De chisteras y kipás

La fascinación por Shakespeare sigue intacta cuatrocientos años después de su muerte

La compañía de Eduardo Vasco finaliza con esta función su gira de "El mercader de Venecia", inaugurando a su vez en Oviedo el ciclo Cervantes & Shakespeare. Un final que es un comienzo y también una continuación, pues Noviembre Teatro es la cuarta vez que acude al bardo inglés desde que su director regresara de la CNTC. Y lo hace con éxito una vez más. Una escenografía sobria, una tarima en el escenario y al fondo un telón de terciopelo al uso. Un pianista en escena recrea los mejores momentos y la iluminación hace el resto. El vestuario de Lorenzo Caprile, de inspiración decimonónica, destaca por sus fracs, levitas, terciopelos y la nobleza de los paños.

Las interpretaciones de esta obra han hecho correr ríos de tinta.
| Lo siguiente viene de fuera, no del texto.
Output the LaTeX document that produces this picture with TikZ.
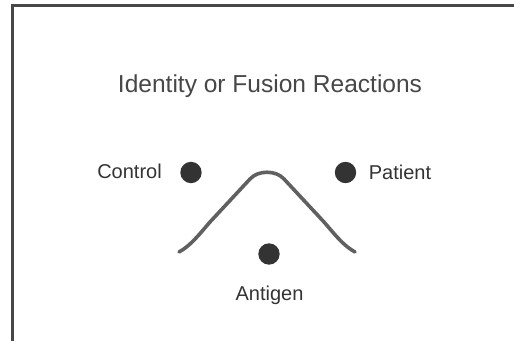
\documentclass[tikz,border=0pt]{standalone}
\usepackage{fontspec}
\setmainfont{Liberation Sans}
\definecolor{inkc}{HTML}{333333}
\definecolor{framec}{HTML}{484848}
\definecolor{curvec}{HTML}{606060}
\begin{document}
\begin{tikzpicture}[x=0.75pt,y=-0.75pt,
  lbl/.style={text=inkc,inner sep=0pt,anchor=base,font=\fontsize{15}{18}\selectfont},
  ttl/.style={text=inkc!90,inner sep=0pt,anchor=base,font=\fontsize{18.4}{22}\selectfont},
  dotc/.style={circle,fill=inkc,inner sep=0pt,minimum size=16pt}]
\useasboundingbox (0,0) rectangle (514,341);
\fill[white] (0,0) rectangle (514,341);
\draw[framec,line width=2.25pt,line join=miter] (12,341) -- (12,6) -- (514,6);
\node[ttl] (title) at (270,93) {Identity or Fusion Reactions};
\node[dotc] (cdot) at (191,172.5) {};
\node[dotc] (pdot) at (345.5,172.5) {};
\node[dotc] (adot) at (269,254) {};
\node[lbl] (control) at (129.5,179) {Control};
\node[lbl] (patient) at (400,179.5) {Patient};
\node[lbl] (antigen) at (269.5,301) {Antigen};
\draw[curvec,line width=2.7pt,line cap=round,line join=round]
  (179,252) .. controls (190,246) and (198,236) .. (210,222)
  -- (250,179)
  .. controls (258,170) and (276,170) .. (284,179)
  -- (324,222)
  .. controls (336,236) and (344,246) .. (355,252);
\end{tikzpicture}
\end{document}
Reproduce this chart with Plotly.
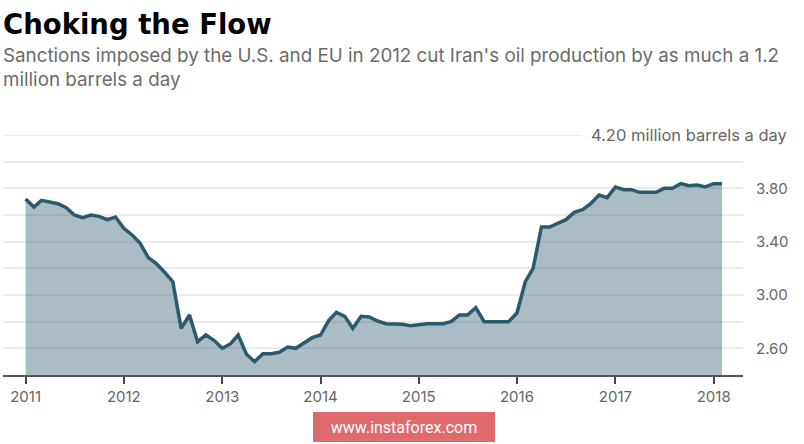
import pandas as pd
import plotly.graph_objects as go

# Monthly data, Jan 2011 - Feb 2018 (million barrels a day)
months = pd.date_range("2011-01-01", "2018-02-01", freq="MS")
production = [
    # 2011
    3.72, 3.66, 3.71, 3.70, 3.685, 3.655, 3.60, 3.58, 3.60, 3.59, 3.565, 3.585,
    # 2012
    3.50, 3.45, 3.39, 3.28, 3.235, 3.17, 3.10, 2.75, 2.85, 2.65, 2.70, 2.66,
    # 2013
    2.60, 2.635, 2.70, 2.555, 2.50, 2.56, 2.56, 2.57, 2.61, 2.60, 2.64, 2.68,
    # 2014
    2.70, 2.81, 2.87, 2.84, 2.75, 2.84, 2.835, 2.805, 2.785, 2.785, 2.78, 2.77,
    # 2015
    2.78, 2.785, 2.785, 2.785, 2.80, 2.85, 2.85, 2.905, 2.80, 2.80, 2.80, 2.80,
    # 2016
    2.865, 3.10, 3.20, 3.51, 3.51, 3.535, 3.565, 3.62, 3.64, 3.685, 3.75, 3.73,
    # 2017
    3.81, 3.79, 3.79, 3.77, 3.77, 3.77, 3.80, 3.80, 3.835, 3.82, 3.825, 3.81,
    # 2018
    3.835, 3.835,
]
year_ticks = ["2011-01-01", "2012-01-01", "2013-01-01", "2014-01-01",
              "2015-01-01", "2016-01-01", "2017-01-01", "2018-01-01"]
year_labels = ["2011", "2012", "2013", "2014", "2015", "2016", "2017", "2018"]
y_tickvals = [2.6, 3.0, 3.4, 3.8]
y_ticktext = ["2.60", "3.00", "3.40", "3.80"]
top_value = 4.2
top_label = "4.20 million barrels a day"
title_text = "Choking the Flow"
subtitle_lines = [
    "Sanctions imposed by the U.S. and EU in 2012 cut Iran's oil production by as much a 1.2",
    "million barrels a day",
]

PLOT_TOP, PLOT_BOTTOM = 135, 375
PH = PLOT_BOTTOM - PLOT_TOP


def py(pixel_y):
    return (PLOT_BOTTOM - pixel_y) / PH


fig = go.Figure()
fig.add_trace(go.Scatter(
    x=months, y=production, mode="lines",
    line=dict(color="#2a5a6c", width=3.5),
    fill="tozeroy", fillcolor="rgba(43,91,110,0.40)",
    hoverinfo="skip", showlegend=False,
))

annotations = [
    dict(text="<b>" + title_text + "</b>", xref="paper", yref="paper",
         x=-0.003, y=py(24), xanchor="left", yanchor="middle", showarrow=False,
         font=dict(family="DejaVu Sans, sans-serif", size=27.5, color="#000000", weight=900)),
    dict(text="<br>".join(subtitle_lines), xref="paper", yref="paper",
         x=-0.003, y=py(67.5), xanchor="left", yanchor="middle", showarrow=False,
         align="left",
         font=dict(family="Inter, Roboto, sans-serif", size=18.8, color="#6b6b6b")),
    dict(text=top_label, xref="paper", yref="y", x=1.062, y=top_value,
         xanchor="right", yanchor="middle", showarrow=False,
         font=dict(size=16.5, color="#666666")),
    dict(text="www.instaforex.com", xref="paper", yref="paper",
         x=(404 - 3) / 740, y=py(427), xanchor="center", yanchor="middle",
         showarrow=False, bgcolor="#e06a6c", bordercolor="#e06a6c",
         width=174, height=22, borderpad=3,
         font=dict(family="Roboto, sans-serif", size=16, color="#ffffff")),
]

fig.update_layout(
    width=804, height=444,
    margin=dict(l=3, r=61, t=PLOT_TOP, b=444 - PLOT_BOTTOM),
    paper_bgcolor="white", plot_bgcolor="white",
    font=dict(family="Inter, Roboto, sans-serif", color="#666666"),
    xaxis=dict(
        range=["2010-10-09", "2018-04-20"],
        tickvals=year_ticks, ticktext=year_labels,
        showgrid=False, zeroline=False, automargin=False,
        showline=True, linecolor="#555555", linewidth=2,
        ticks="outside", ticklen=7, tickwidth=1.5, tickcolor="#444444",
        tickfont=dict(size=15, color="#666666"),
        fixedrange=True,
    ),
    yaxis=dict(
        range=[2.4, top_value], side="right", automargin=False,
        tickvals=y_tickvals, ticktext=y_ticktext,
        showgrid=True, gridcolor="#ececec", gridwidth=2,
        minor=dict(dtick=0.2, tick0=2.4, showgrid=True, gridcolor="#ececec", gridwidth=2),
        zeroline=False, showline=False, ticks="",
        ticklabelstandoff=12,
        tickfont=dict(size=15, color="#666666"),
        fixedrange=True,
    ),
    shapes=[dict(type="line", xref="paper", yref="y", x0=0, x1=0.782,
                 y0=top_value, y1=top_value, line=dict(color="#ececec", width=2),
                 layer="below")],
    annotations=annotations,
)

fig.write_html("out.html", config={"displayModeBar": False},
               post_script="document.body.style.margin='0';")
Aunque trata múltiples asuntos, es el debatido antisemitismo el que eclipsa a otros no menos importantes, como la obediencia a unas leyes injustas, de raigambre sofoclea. "Nada es nunca lo que parece en las obras de Shakespeare", nos dice Vasco, y es cierto que en el personaje de Shylock, una de las grandes aportaciones a la literatura universal, conviven el rencor, la usura y el ansia de venganza con una impresionante humanidad, dolor, sufrimiento y amor a la legalidad, con el que se podrían identificar muy bien muchos espectadores hoy en día. La contenida y brillante interpretación de Arturo Querejeta, con matices irónicos, encarna a la perfección el resentimiento y odio servil, en su ansia de lograr el cumplimiento estricto de las leyes, víctima del robo y traición de su hija, así como del insulto y vejación de la sociedad cristiana.

Antonio podría asimilarse a un bróker actual, cuyas ganancias están en el aire, en activos tóxicos que naufragan al igual que las naves del mercader en el proceloso mar de Wall Street, en el que tampoco faltan los piratas. Esta versión hace poco hincapié en la relación de amistad con tintes homoeróticos de Antonio y Bassanio, quizá rebajada por la interpretación un tanto sobreactuada de Francisco Rojas, que despoja al personaje de cierta humanidad, cargando las tintas desde la dirección con el escupitajo final a Shylock, carente de clemencia o caridad cristiana.

La pieza arranca con ambientación decimonónica, romántica, alejada del tono convencional declamatorio que correspondería de situarse unos siglos atrás. Aunque pronto deriva hacia la farsa en la escena de los cofres, la carnavalada gondolera y los enmascaramientos, con un efectivo juego de sombreros de tres picos, chisteras, kipás y hasta un bombín que va de contrapunto. Batiburrillo estilístico sostenido por la unidad de luces y espacio. Por más que el pretendiente moro y el baturro supongan un refresco para el espectador.

El ritmo es muy ágil, casi trepidante, simultaneando y encabalgando escenas con acierto. Aunque inevitablemente algunas tramas paralelas queden un tanto desdibujadas en la adaptación. El final feliz con ambiente festivo contrasta con la derrota de Shylock, figura gris y mortecina, que arroja su balanza, como aldabonazo a nuestras conciencias. Cuatrocientos años después, como demostraron los aplausos, Shakespeare nos sigue fascinando.